LIVRE : Passé la Loire, c’est l’aventure – de Gilles Grangier (entretiens avec François Guérif) – 1989-2021
« Passé la Loire, c’est l’aventure »… Rien que le titre donne envie de se plonger dans les souvenirs de Gilles Grangier, réalisateur qu’on aurait sans doute définitivement entouré sans le regard plein d’acuité de cinéphiles comme Bertrand Tavernier, qui défendait bec et ongle le bougre en reconnaissant la volatilité de son œuvre, mais surtout quelques grandes réussites.

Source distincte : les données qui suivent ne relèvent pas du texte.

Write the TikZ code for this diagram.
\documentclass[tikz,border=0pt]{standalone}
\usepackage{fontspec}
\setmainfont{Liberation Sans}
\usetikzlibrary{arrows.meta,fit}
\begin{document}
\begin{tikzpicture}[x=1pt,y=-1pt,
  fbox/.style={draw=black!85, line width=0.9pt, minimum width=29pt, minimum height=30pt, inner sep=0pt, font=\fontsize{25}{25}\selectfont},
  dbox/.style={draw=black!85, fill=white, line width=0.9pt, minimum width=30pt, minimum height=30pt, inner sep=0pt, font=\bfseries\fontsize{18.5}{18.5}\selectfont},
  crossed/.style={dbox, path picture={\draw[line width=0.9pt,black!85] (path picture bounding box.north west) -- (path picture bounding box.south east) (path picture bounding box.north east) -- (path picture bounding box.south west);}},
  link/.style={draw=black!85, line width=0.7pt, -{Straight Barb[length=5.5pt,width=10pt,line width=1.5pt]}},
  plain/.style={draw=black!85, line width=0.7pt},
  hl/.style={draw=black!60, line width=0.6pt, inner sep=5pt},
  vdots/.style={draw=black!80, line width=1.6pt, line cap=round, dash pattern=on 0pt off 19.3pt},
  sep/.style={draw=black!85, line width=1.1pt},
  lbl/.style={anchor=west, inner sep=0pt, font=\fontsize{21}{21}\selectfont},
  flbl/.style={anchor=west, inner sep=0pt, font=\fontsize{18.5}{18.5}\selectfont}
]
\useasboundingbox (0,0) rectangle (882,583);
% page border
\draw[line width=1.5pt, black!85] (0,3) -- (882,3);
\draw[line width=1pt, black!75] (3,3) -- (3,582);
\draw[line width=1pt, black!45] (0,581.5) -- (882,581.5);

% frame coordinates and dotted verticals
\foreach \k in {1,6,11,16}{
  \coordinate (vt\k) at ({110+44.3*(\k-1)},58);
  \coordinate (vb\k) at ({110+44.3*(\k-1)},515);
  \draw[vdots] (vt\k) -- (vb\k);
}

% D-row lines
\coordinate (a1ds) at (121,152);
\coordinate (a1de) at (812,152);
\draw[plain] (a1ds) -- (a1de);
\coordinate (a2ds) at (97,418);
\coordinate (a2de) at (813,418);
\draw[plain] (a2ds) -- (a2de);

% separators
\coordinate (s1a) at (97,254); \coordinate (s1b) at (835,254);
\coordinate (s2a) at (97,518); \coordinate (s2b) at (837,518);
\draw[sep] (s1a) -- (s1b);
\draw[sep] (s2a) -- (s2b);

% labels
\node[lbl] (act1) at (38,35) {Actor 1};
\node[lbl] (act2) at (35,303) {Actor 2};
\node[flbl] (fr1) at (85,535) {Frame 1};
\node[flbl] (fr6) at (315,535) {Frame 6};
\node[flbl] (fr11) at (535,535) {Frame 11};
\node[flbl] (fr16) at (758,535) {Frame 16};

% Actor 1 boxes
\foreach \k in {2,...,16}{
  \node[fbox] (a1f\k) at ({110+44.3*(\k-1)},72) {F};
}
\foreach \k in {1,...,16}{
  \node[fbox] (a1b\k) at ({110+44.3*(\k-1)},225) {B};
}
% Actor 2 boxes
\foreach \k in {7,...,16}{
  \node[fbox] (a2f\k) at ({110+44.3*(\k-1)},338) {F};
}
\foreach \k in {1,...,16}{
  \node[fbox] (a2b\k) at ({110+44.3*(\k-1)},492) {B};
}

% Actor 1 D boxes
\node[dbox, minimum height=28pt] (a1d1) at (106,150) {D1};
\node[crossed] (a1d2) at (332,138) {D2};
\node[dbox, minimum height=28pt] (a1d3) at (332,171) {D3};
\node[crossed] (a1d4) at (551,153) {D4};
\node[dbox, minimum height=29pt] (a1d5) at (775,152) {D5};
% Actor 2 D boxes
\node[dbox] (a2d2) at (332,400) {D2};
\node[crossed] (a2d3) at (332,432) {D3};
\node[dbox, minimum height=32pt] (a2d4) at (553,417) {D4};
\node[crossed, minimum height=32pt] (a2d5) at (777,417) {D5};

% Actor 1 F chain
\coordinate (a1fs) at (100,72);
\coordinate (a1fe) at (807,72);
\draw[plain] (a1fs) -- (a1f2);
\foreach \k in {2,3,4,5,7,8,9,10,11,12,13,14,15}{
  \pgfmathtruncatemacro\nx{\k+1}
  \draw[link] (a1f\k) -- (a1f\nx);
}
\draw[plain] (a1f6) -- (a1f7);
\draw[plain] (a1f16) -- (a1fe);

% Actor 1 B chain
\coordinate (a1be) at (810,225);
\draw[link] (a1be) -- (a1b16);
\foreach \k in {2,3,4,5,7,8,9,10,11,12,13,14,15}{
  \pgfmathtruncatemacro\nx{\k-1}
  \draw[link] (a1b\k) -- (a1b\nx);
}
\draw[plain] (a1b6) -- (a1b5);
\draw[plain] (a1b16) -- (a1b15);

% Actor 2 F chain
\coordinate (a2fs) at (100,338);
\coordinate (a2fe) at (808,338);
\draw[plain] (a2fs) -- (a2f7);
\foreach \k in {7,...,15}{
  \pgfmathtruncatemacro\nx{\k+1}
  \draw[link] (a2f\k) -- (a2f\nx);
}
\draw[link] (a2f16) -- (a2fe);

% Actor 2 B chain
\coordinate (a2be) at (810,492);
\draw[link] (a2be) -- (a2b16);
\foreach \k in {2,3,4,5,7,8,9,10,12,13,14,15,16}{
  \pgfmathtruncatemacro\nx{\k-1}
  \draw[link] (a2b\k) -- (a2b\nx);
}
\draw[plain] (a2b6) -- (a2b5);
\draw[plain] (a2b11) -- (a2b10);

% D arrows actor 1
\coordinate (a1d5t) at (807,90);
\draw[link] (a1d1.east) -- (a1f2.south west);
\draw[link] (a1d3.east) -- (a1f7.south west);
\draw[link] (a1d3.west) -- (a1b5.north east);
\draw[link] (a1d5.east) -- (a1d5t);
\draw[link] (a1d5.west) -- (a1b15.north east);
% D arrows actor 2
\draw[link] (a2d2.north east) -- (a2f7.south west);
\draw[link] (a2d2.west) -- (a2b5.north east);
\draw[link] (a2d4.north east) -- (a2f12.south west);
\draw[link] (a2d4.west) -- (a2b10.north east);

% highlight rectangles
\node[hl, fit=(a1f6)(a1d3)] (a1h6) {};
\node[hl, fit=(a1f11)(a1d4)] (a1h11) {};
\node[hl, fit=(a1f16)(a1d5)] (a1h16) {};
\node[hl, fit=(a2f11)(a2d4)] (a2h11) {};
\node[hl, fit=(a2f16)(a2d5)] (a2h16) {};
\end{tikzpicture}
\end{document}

Et c’est vrai qu’il y a quelques perles (souvent noires) dans la longue filmographie très inégale de Grangier. Des perles un peu trop vite éclipsées par une poignée de nanars assez indéfendables, comme les derniers films de sa longue collaboration avec Gabin (Les Vieux de la vieille et Archimède le clochard ne sont pas renversants, L’Âge ingrat et Le Gentleman d’Epsom sont pires). Mais le gars a aussi réalisé Le Rouge est mis ou Le Sang à la tête avec Gabin. Et sans lui, des réussites méconnues comme Reproduction interdite ou 125 rue Montmartre. Alors…
L’importance de Gabin dans son parcours est évidente, pour le meilleur et pour le pire : sa rencontre marque son âge d’or, et la tendance paresseuse de l’acteur son déclin. D’ailleurs, c’est à lui, Gabin, qu’on doit la belle citation qui donne son titre au livre : sur le tournage du Cave se rebiffe, une manière pour « le vieux » de refuser d’aller tourner en Amérique du Sud les scènes du film s’y déroulant vraiment.
C’est en tout cas tout un pan du cinéma français qui déroule dans ce livre : le cinéma populaire assumé d’un artisan qui prenait son art au sérieux, et que la Nouvelle Vague n’a pas épargnée. Ce n’est pas à proprement parler une autobiographie : Grangier livre ses souvenirs liés à chacun de ses films (jusqu’au plus obscur) dans le cadre d’une interview au long cours avec François Guérif. Un peu sur le modèle du fameux Hitchcock/Truffaut.
En feuilletant les pages, les souvenirs de Grangier font mine de rien le lien entre les débuts du parlant et la Nouvelle Vague. Il évoque sa rencontre avec Maurice Tourneur, grand maître du muet qui sera l’un de ses mentors (passionnant). Il se souvient d’actrices comme Jeanne Moreau « avec son côté un peu salope » (discutable). Il égratigne des acteurs qu’il n’appréciait visiblement pas des masses comme Pierre Fresnay, dominé par une Yvonne Printemps pas bien sympathique (très drôle).
200 pages ne permettent pas d’entrer dans le détail, et on a parfois un peu le sentiment de survoler les choses. Mais cette petite virée dans les mémoires de Grangier donne franchement envie de revoir certains de ces films un peu trop vite mis de côté.